I think one of the worst arguments I’ve heard used to help support the Iraq War is that this situation would’ve happened anyway. By “this situation,” I mean civil war/chaos. I only heard it once, and I can’t remember the exact context, so I’m essentially reconstructing an argument, but I’m using this as a tool for understanding, not as a strawman to knock down.
One may argue that Americans unleashed the sectarian violence with the invasion of Iraq (and insufficient troop levels to secure the country). A reply is that “this would’ve happened anyway,” meaning that if we hadn’t invaded, everyone would still be at each other’s throats. This reply, however, depends on the fact that Saddam’s regime was on the brink of collapse before the invasion.
To me, this reply kills itself because it supports the containment strategy. Same results, but less American lives lost. Containment 1, Preemption 0.
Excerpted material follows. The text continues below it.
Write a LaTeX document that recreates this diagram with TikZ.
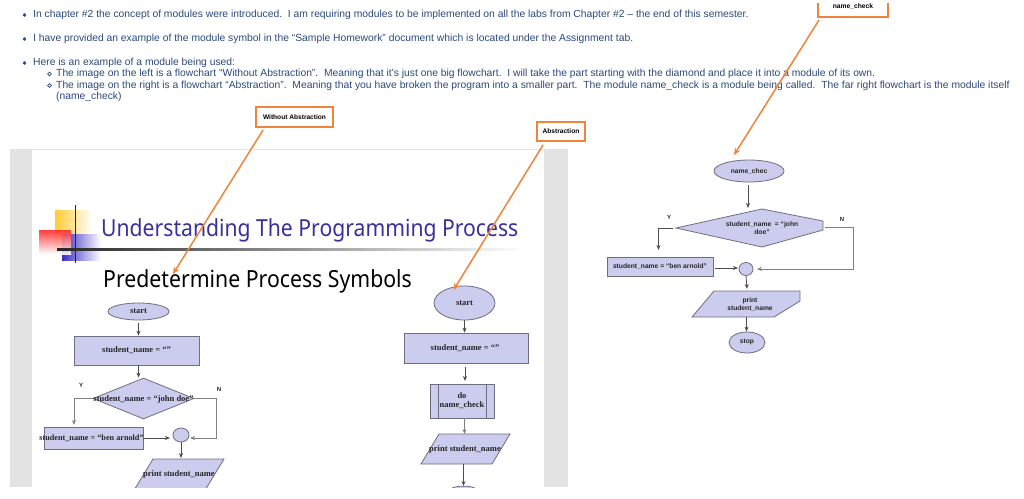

But that’s not my main point. I had an interesting little thought. Couldn’t the “it would’ve happened anyway” argument actually support withdrawal? Think about it, if the bloody chaos would’ve occurred without American intervention, that means that the American intervention was not the cause. Typically, what I hear about Iraq is that “we can’t leave now.” But if the sectarian violence was unavoidable doesn’t that remove part of our responsibility to stay? Also, if civil war seems so unavoidable, it also seems less likely that we could’ve stopped it or that we could stop it now. Another point for withdrawal.
I’m not saying the argument is right or wrong, but it is a possible storyline that seems much more pleasant than alternative interpretations of the war that will be given by the right-wing: “The American people didn’t have the will,” and “The Iraqi people are not capable of having a democracy.” Now, you may say that civil war being unavoidable blames the Iraqi people, but it doesn’t. I can easily shift blame to the so-called insurgents.
Assume that Americans hadn’t intervened in Iraq. If Saddam’s regime had collapsed, we’d still see the same jockeying for power among groups within Iraq and foreign powers and insurgents. Perhaps the fanatics would have fueled further chaos in Iraq even without the American presence. Would the Golden Mosque still have been bombed?
I cannot give a definitive answer. I’m making the argument as a thought experiment, not out of personal conviction. In fact, I’m viewing it more from a propaganda angle than anything else — specifically, making withdrawal more palatable to the American people. Mostly, it reduces the guilt for what we did. So in the end, I guess it’s nothing more than rationalization.